In 1996 the brutal civil war in Rwanda spilled into neighboring Congo, triggering a conflict that has seethed for 12 long years, claimed more lives than any since WWII and received little acknowledgment or aid from the international community. AP correspondent Mealer spent three years in this shattered land, and his book is a perceptive, empathetic, stomach-twisting presentation of the human condition during chaos. Mealer depicts war and peace as “the mighty arms of a hurricane”; war hurtles thousands of terrified people into the bush; intermittent peace lures the “lost ones” home.
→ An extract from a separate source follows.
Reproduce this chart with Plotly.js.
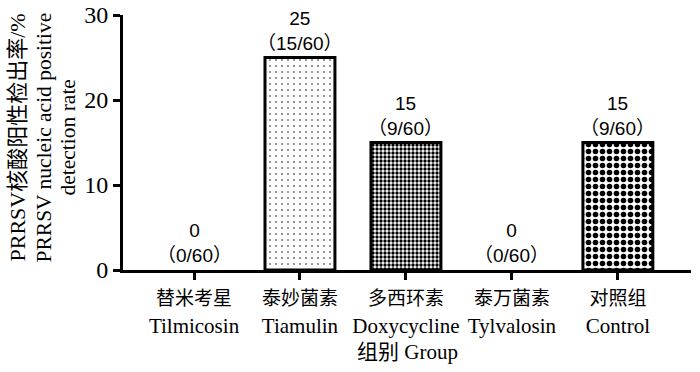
<!DOCTYPE html>
<html>
<head>
<meta charset="utf-8">
<script src="https://cdn.plot.ly/plotly-3.0.1.min.js"></script>
<style>html,body{margin:0;padding:0;background:#fff}#chart{width:700px;height:372px}</style>
</head>
<body>
<div id="chart"></div>
<script>
const categoriesCN = ["替米考星", "泰妙菌素", "多西环素", "泰万菌素", "对照组"];
const categoriesEN = ["Tilmicosin", "Tiamulin", "Doxycycline", "Tylvalosin", "Control"];
const rates = [0, 25, 15, 0, 15];
const counts = ["0/60", "15/60", "9/60", "0/60", "9/60"];
const yTicks = [0, 10, 20, 30];
const yTitleLines = ["PRRSV核酸阳性检出率/%", "PRRSV nucleic acid positive", "detection rate"];
const xTitle = "组别 Group";

const tickText = categoriesCN.map((c, i) => "<span style='font-size:19px'>" + c + "</span><br>" + categoriesEN[i]);
const xIdx = categoriesCN.map((_, i) => i);

const trace = {
  type: "bar",
  x: xIdx,
  y: rates,
  width: 0.66,
  marker: {
    color: "#fff",
    line: {color: "#000", width: rates.map(v => v > 0 ? 3 : 0)},
    pattern: {
      shape: ["", ".", ".", "", "."],
      size: [6, 6, 4, 6, 7],
      solidity: [0.1, 0.05, 0.55, 0.1, 0.5],
      fgcolor: "#000",
      bgcolor: "#fff",
      fillmode: "replace"
    }
  },
  hoverinfo: "skip"
};

const annotations = xIdx.map((x, i) => ({
  x: x, y: rates[i], xref: "x", yref: "y",
  text: rates[i] + "<br>（" + counts[i] + "）",
  showarrow: false, yanchor: "bottom", yshift: 2,
  font: {family: "Liberation Sans, Noto Sans CJK SC, sans-serif", size: 19, color: "#000"}
}));

const titleOffsets = [17, 43, 67];
const titleSizes = [22, 21.5, 21.5];
yTitleLines.forEach((t, i) => annotations.push({
  text: t, xref: "paper", yref: "paper", x: 0, y: 0.5,
  xanchor: "center", yanchor: "middle", xshift: titleOffsets[i] - 123, yshift: 5,
  textangle: -90, showarrow: false,
  font: {family: "Liberation Serif, Noto Sans CJK SC, serif", size: titleSizes[i], color: "#000"}
}));

annotations.push({
  text: xTitle, xref: "paper", yref: "paper", x: 0.5, y: 0,
  xanchor: "center", yanchor: "middle", yshift: -82, showarrow: false,
  font: {family: "Liberation Serif, Noto Sans CJK SC, serif", size: 21, color: "#000"}
});

const layout = {
  width: 700, height: 372,
  margin: {l: 123, r: 9, t: 15, b: 102},
  paper_bgcolor: "#fff", plot_bgcolor: "#fff",
  showlegend: false,
  font: {family: "Liberation Serif, Noto Sans CJK SC, serif", color: "#000"},
  xaxis: {
    range: [-0.67, 4.69],
    tickvals: xIdx, ticktext: tickText,
    showline: true, linewidth: 3, linecolor: "#000",
    ticks: "outside", ticklen: 7, tickwidth: 3, tickcolor: "#000",
    showgrid: false, zeroline: false,
    tickfont: {size: 21}
  },
  yaxis: {
    range: [0, 30], tickvals: yTicks,
    showline: true, linewidth: 3, linecolor: "#000",
    ticks: "outside", ticklen: 7, tickwidth: 3, tickcolor: "#000",
    showgrid: false, zeroline: false,
    tickfont: {size: 24}
  },
  annotations: annotations
};

Plotly.newPlot("chart", [trace], layout, {staticPlot: true});
</script>
</body>
</html>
Individuals and institutions, indigenous and Western alike, are overwhelmed by the confluence of political collapse, economic disintegration, international indifference and a generalized military ineffectiveness that prevents resolution of the conflict on any terms. The vivid vignettes of combat and its aftermath portend a "forever war," and the author highlights the impotence of grassroots solutions that render any “deliverance” ephemeral at best. Mealer’s book is a quiet paean to the courage he has witnessed, and its final salute to "the many proud people of Congo” is as much eulogy as affirmation. (May)

Kirkus Reviews

Former Associated Press correspondent Mealer recalls four unnerving years in Congo. In 2003, the author was a freelance reporter in Kenya, striving to find noteworthy stories he could sell to American publications. His search was mostly in vain, until the AP’s Nairobi bureau chief suggested a trip to Congo, where a fearsome clash between the Hema and Lendu tribes had just led to many hundreds of deaths. Mealer’s subsequent stint in Congo forms the backbone of his potent memoir. From the moment he arrived, it was clear that the country was collapsing into chaos. The author pulls no punches in describing the sights that flickered before his eyes from his bases in Kinshasa and Bunia, or in retelling gut-wrenching stories related to him by the residents of towns decimated by violence. In Mudzipela, he talked to people who had witnessed beheadings, bodies chopped into pieces and even a man feasting on human remains. He muses on the vast differences between his own life and the lives of the Congolese, whose incredible stoicism in the face of monumental slaughter was something he never really adjusted to. Mealer occasionally returned home during his tenure, and brief passages about his life in Brooklyn provide an effective contrast.

The author frequently mentions the respite both he and the locals found in music: the Congolese in Kinshasa’s ever-present live performances, “brash and thumping and spilling down the street at four a.m.”; the author in headphones clasped firmly over his ears at night to drive away the day’s horrors. The book takes a sudden, unexpected turn in its final pages with a lengthy account of Mealer’s trip aboard a rickety old train through the southern province of Katanga, a journey in search of hope and signs of rebuilding in this battle-scarred country. Gutsy, richly descriptive recollections effectively conjure grisly events in a troubled nation.